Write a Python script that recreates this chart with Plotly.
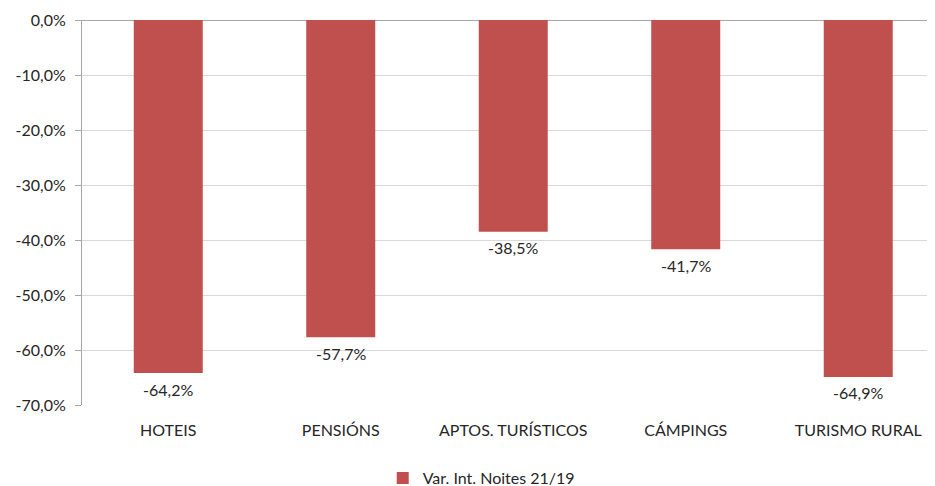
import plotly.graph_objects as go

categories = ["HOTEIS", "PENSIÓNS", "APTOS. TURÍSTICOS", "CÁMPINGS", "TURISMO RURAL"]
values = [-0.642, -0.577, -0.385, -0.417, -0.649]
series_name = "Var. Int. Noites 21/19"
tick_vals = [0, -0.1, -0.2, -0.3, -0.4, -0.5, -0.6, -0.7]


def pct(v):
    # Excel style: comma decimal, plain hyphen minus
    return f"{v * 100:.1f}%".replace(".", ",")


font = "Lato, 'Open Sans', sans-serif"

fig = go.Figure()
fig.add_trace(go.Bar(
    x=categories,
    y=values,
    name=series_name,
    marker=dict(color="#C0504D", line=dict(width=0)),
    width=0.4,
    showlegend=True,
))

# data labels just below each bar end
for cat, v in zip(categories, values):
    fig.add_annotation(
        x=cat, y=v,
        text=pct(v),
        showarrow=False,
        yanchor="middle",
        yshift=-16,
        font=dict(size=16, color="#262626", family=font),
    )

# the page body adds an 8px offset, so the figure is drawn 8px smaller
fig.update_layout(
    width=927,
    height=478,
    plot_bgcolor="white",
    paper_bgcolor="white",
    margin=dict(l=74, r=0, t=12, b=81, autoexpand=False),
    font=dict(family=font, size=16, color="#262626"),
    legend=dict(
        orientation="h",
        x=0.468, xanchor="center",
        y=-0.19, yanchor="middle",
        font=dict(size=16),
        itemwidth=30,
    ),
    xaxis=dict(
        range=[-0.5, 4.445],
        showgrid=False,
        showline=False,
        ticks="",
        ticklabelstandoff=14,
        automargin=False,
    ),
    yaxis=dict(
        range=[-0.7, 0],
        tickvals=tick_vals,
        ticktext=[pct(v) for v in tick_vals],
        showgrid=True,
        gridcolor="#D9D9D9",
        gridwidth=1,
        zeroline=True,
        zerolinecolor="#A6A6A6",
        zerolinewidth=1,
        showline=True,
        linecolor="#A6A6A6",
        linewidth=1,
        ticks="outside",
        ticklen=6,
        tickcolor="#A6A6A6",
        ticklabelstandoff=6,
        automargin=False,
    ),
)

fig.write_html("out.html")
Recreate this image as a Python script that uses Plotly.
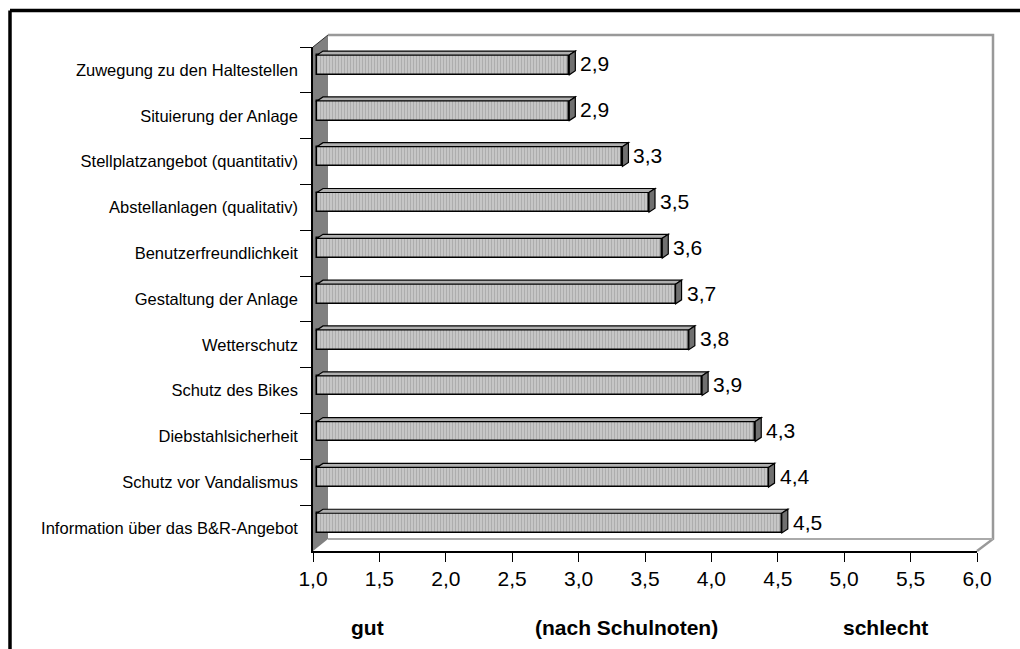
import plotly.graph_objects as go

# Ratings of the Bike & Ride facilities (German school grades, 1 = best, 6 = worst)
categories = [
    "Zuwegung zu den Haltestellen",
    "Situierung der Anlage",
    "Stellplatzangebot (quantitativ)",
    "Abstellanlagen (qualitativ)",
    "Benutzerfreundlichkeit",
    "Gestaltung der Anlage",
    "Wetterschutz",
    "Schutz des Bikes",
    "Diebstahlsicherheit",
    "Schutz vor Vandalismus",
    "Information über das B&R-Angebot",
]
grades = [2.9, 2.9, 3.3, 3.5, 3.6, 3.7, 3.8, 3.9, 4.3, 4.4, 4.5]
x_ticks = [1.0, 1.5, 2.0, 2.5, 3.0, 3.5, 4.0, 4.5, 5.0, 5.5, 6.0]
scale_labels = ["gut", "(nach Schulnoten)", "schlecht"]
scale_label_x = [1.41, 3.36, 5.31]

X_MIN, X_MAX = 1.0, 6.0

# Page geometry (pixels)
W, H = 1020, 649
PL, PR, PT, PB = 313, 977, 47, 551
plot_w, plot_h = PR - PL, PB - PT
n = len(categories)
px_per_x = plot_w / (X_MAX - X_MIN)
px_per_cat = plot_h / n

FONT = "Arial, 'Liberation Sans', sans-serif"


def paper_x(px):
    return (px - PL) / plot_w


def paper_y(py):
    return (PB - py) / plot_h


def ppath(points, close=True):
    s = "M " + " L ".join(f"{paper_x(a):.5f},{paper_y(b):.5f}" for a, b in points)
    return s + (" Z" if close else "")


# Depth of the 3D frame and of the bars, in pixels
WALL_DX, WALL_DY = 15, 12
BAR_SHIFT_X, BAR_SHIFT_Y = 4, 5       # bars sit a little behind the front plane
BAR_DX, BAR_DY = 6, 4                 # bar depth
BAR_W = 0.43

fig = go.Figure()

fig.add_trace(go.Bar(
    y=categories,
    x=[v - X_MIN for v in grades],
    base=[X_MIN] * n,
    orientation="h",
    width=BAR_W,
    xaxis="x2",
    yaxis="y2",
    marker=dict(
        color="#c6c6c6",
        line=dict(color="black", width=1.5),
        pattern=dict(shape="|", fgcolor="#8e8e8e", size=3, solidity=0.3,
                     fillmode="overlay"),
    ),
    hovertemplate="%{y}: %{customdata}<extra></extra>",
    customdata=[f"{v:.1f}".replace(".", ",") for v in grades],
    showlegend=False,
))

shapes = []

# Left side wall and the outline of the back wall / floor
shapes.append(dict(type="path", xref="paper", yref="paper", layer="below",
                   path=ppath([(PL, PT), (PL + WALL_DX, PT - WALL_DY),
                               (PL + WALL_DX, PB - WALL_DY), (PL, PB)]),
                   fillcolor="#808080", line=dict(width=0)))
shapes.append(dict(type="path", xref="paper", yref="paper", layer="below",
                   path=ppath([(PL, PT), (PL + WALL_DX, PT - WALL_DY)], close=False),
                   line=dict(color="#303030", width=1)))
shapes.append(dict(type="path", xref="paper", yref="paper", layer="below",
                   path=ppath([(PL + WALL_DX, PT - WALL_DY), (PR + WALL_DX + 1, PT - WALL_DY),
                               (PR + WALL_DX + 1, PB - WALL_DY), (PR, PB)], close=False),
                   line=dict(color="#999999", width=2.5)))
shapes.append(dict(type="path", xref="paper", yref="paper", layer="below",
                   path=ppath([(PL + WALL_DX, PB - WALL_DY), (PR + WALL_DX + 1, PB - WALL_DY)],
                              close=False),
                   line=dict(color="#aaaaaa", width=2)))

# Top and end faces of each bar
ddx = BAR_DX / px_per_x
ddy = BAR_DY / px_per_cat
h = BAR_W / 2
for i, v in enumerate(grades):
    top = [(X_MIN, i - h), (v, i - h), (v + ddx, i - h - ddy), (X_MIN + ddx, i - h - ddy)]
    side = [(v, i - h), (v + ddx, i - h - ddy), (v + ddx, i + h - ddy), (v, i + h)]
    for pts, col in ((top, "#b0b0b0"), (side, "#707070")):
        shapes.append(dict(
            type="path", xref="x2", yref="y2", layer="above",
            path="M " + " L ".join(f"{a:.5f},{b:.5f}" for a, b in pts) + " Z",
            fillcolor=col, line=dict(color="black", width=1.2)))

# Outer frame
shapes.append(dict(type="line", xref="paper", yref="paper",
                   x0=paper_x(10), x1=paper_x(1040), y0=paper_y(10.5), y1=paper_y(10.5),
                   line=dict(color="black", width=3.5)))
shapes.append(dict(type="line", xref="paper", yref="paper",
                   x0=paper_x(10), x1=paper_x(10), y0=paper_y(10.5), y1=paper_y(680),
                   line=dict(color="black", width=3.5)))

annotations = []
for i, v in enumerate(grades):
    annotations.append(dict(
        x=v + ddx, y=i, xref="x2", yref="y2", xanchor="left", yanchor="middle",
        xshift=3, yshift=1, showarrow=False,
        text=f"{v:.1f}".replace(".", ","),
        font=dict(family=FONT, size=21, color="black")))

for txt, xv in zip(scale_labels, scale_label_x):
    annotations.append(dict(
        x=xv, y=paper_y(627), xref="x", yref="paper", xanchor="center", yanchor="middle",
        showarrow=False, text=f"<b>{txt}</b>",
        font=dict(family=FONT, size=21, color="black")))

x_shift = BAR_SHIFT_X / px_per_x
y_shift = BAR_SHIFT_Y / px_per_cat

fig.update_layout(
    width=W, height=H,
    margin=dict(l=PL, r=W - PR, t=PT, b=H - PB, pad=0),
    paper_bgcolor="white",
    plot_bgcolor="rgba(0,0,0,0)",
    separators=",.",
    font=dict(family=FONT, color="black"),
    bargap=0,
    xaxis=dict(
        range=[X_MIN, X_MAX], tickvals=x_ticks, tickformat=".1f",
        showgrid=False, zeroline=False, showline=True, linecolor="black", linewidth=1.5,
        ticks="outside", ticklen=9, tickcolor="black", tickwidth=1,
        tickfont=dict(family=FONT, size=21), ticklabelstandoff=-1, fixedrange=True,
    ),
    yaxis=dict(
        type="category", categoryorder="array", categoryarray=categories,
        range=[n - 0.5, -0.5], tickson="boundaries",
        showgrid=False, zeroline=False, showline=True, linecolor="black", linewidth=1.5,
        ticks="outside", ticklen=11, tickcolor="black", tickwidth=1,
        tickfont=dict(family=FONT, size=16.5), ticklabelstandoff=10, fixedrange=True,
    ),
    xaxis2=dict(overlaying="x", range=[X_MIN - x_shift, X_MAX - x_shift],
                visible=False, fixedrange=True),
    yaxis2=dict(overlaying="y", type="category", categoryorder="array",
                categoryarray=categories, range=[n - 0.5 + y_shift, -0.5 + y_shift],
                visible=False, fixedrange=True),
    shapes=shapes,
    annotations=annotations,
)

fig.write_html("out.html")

☆ ☆ ☆ ☆ ☆

■ Required task: The required output is the exact run of lines from the start of the records through the line containing "tick_vals = [0, -0.1, -0.2, -0.3, -0.4, -0.5, -0.6, -0.7]", both ends included, with no pictures.

■ Full response:
Write a Python script that recreates this chart with Plotly.
import plotly.graph_objects as go

categories = ["HOTEIS", "PENSIÓNS", "APTOS. TURÍSTICOS", "CÁMPINGS", "TURISMO RURAL"]
values = [-0.642, -0.577, -0.385, -0.417, -0.649]
series_name = "Var. Int. Noites 21/19"
tick_vals = [0, -0.1, -0.2, -0.3, -0.4, -0.5, -0.6, -0.7]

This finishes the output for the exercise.